Given instruction
Give an exact transcription of every line, dropping the images.

Collected material
☆ ☆ ☆ ☆

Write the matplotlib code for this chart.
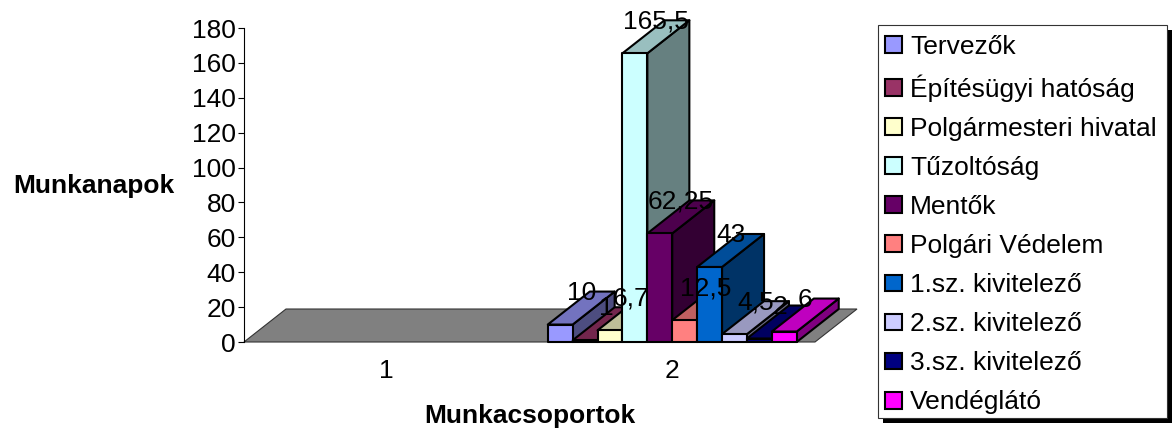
import numpy as np
import matplotlib
matplotlib.use('Agg')
import matplotlib.pyplot as plt
from matplotlib.patches import Polygon, Patch, Rectangle
from matplotlib.colors import to_rgb

plt.rcParams['font.family'] = ['Liberation Sans', 'DejaVu Sans']

categories = ['1', '2']
series_names = ['Tervezők', 'Építésügyi hatóság', 'Polgármesteri hivatal', 'Tűzoltóság', 'Mentők',
                'Polgári Védelem', '1.sz. kivitelező', '2.sz. kivitelező', '3.sz. kivitelező', 'Vendéglátó']
values_cat2 = [10, 1, 6.7, 165.5, 62.25, 12.5, 43, 4.5, 2, 6]
value_labels = ['10', '1', '6,7', '165,5', '62,25', '12,5', '43', '4,5', '2', '6']
colors = ['#9999FF', '#993366', '#FFFFCC', '#CCFFFF', '#660066',
          '#FF8080', '#0066CC', '#CCCCFF', '#000080', '#FF00FF']
yticks = list(range(0, 181, 20))

W, H = 1176, 437
fs = 19
fig = plt.figure(figsize=(W/100, H/100), dpi=100)
ax = fig.add_axes([244/W, (H-342)/H, 571/W, 314/H])
ax.set_xlim(0.5, 2.5)
ax.set_ylim(0, 180)

#%% oblique depth in data units
dx = 42/285.5
dy = 33/1.745
bar_w = 0.0872
edge_lw = 1.5


def shade(c, f):
    return tuple(v*f for v in to_rgb(c))


# floor
ax.add_patch(Polygon([(0.5, 0), (2.5, 0), (2.5+dx, dy), (0.5+dx, dy)], closed=True, fc='#808080',
                     ec='#333333', lw=0.8, clip_on=False, zorder=1))

x0 = 2 - bar_w*len(values_cat2)/2
for i, v in enumerate(values_cat2):
    l = x0 + i*bar_w
    r = l + bar_w
    c = colors[i]
    z = 2 + i
    pk = dict(closed=True, ec='k', lw=edge_lw, clip_on=False, zorder=z, joinstyle='round')
    ax.add_patch(Polygon([(r, 0), (r+dx, dy), (r+dx, v+dy), (r, v)], fc=shade(c, 0.5), **pk))
    ax.add_patch(Polygon([(l, v), (r, v), (r+dx, v+dy), (l+dx, v+dy)], fc=shade(c, 0.75), **pk))
    ax.add_patch(Polygon([(l, 0), (r, 0), (r, v), (l, v)], fc=c, **pk))

for i, v in enumerate(values_cat2):
    xc = x0 + (i+0.5)*bar_w + dx/2
    ax.annotate(value_labels[i], (xc, v+dy/2), xytext=(0, 6), textcoords='offset points',
                ha='center', va='baseline', fontsize=fs, color='k', zorder=30, annotation_clip=False)

for s in ['top', 'right', 'bottom']:
    ax.spines[s].set_visible(False)
ax.spines['left'].set_linewidth(0.8)
ax.set_yticks(yticks)
ax.set_xticks([1, 2])
ax.set_xticklabels(categories)
ax.tick_params(axis='x', length=0, pad=12, labelsize=fs)
ax.tick_params(axis='y', length=4, width=0.8, pad=2, labelsize=fs)

fig.text(94/W, 1-186/H, 'Munkanapok', ha='center', va='center', fontsize=fs, fontweight='bold')
fig.text(530/W, 1-416/H, 'Munkacsoportok', ha='center', va='center', fontsize=fs, fontweight='bold')

# legend box + hard shadow, entries drawn by the legend itself
fig.add_artist(Rectangle((883/W, 1-423/H), 289/W, 393/H, transform=fig.transFigure, fc='k', ec='none'))
fig.add_artist(Rectangle((878/W, 1-418/H), 289/W, 393/H, transform=fig.transFigure, fc='w', ec='#333333', lw=0.8))
handles = [Patch(fc=c, ec='k', lw=edge_lw) for c in colors]
leg = fig.legend(handles, series_names, loc='upper left', bbox_to_anchor=(878/W, 1-28/H),
                 borderaxespad=0, fontsize=fs, frameon=False, labelspacing=0.572,
                 handlelength=0.64, handleheight=0.6, handletextpad=0.3, borderpad=0.27)

fig.savefig('out.png', dpi=100)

☆ ☆ ☆ ☆

Complete output
Write the matplotlib code for this chart.
import numpy as np
import matplotlib
matplotlib.use('Agg')
import matplotlib.pyplot as plt
from matplotlib.patches import Polygon, Patch, Rectangle
from matplotlib.colors import to_rgb

plt.rcParams['font.family'] = ['Liberation Sans', 'DejaVu Sans']

categories = ['1', '2']
series_names = ['Tervezők', 'Építésügyi hatóság', 'Polgármesteri hivatal', 'Tűzoltóság', 'Mentők',
                'Polgári Védelem', '1.sz. kivitelező', '2.sz. kivitelező', '3.sz. kivitelező', 'Vendéglátó']
values_cat2 = [10, 1, 6.7, 165.5, 62.25, 12.5, 43, 4.5, 2, 6]
value_labels = ['10', '1', '6,7', '165,5', '62,25', '12,5', '43', '4,5', '2', '6']
colors = ['#9999FF', '#993366', '#FFFFCC', '#CCFFFF', '#660066',
          '#FF8080', '#0066CC', '#CCCCFF', '#000080', '#FF00FF']
yticks = list(range(0, 181, 20))

W, H = 1176, 437
fs = 19
fig = plt.figure(figsize=(W/100, H/100), dpi=100)
ax = fig.add_axes([244/W, (H-342)/H, 571/W, 314/H])
ax.set_xlim(0.5, 2.5)
ax.set_ylim(0, 180)

#%% oblique depth in data units
dx = 42/285.5
dy = 33/1.745
bar_w = 0.0872
edge_lw = 1.5


def shade(c, f):
    return tuple(v*f for v in to_rgb(c))


# floor
ax.add_patch(Polygon([(0.5, 0), (2.5, 0), (2.5+dx, dy), (0.5+dx, dy)], closed=True, fc='#808080',
                     ec='#333333', lw=0.8, clip_on=False, zorder=1))

x0 = 2 - bar_w*len(values_cat2)/2
for i, v in enumerate(values_cat2):
    l = x0 + i*bar_w
    r = l + bar_w
    c = colors[i]
    z = 2 + i
    pk = dict(closed=True, ec='k', lw=edge_lw, clip_on=False, zorder=z, joinstyle='round')
    ax.add_patch(Polygon([(r, 0), (r+dx, dy), (r+dx, v+dy), (r, v)], fc=shade(c, 0.5), **pk))
    ax.add_patch(Polygon([(l, v), (r, v), (r+dx, v+dy), (l+dx, v+dy)], fc=shade(c, 0.75), **pk))
    ax.add_patch(Polygon([(l, 0), (r, 0), (r, v), (l, v)], fc=c, **pk))

for i, v in enumerate(values_cat2):
    xc = x0 + (i+0.5)*bar_w + dx/2
    ax.annotate(value_labels[i], (xc, v+dy/2), xytext=(0, 6), textcoords='offset points',
                ha='center', va='baseline', fontsize=fs, color='k', zorder=30, annotation_clip=False)

for s in ['top', 'right', 'bottom']:
    ax.spines[s].set_visible(False)
ax.spines['left'].set_linewidth(0.8)
ax.set_yticks(yticks)
ax.set_xticks([1, 2])
ax.set_xticklabels(categories)
ax.tick_params(axis='x', length=0, pad=12, labelsize=fs)
ax.tick_params(axis='y', length=4, width=0.8, pad=2, labelsize=fs)

fig.text(94/W, 1-186/H, 'Munkanapok', ha='center', va='center', fontsize=fs, fontweight='bold')
fig.text(530/W, 1-416/H, 'Munkacsoportok', ha='center', va='center', fontsize=fs, fontweight='bold')

# legend box + hard shadow, entries drawn by the legend itself
fig.add_artist(Rectangle((883/W, 1-423/H), 289/W, 393/H, transform=fig.transFigure, fc='k', ec='none'))
fig.add_artist(Rectangle((878/W, 1-418/H), 289/W, 393/H, transform=fig.transFigure, fc='w', ec='#333333', lw=0.8))
handles = [Patch(fc=c, ec='k', lw=edge_lw) for c in colors]
leg = fig.legend(handles, series_names, loc='upper left', bbox_to_anchor=(878/W, 1-28/H),
                 borderaxespad=0, fontsize=fs, frameon=False, labelspacing=0.572,
                 handlelength=0.64, handleheight=0.6, handletextpad=0.3, borderpad=0.27)

fig.savefig('out.png', dpi=100)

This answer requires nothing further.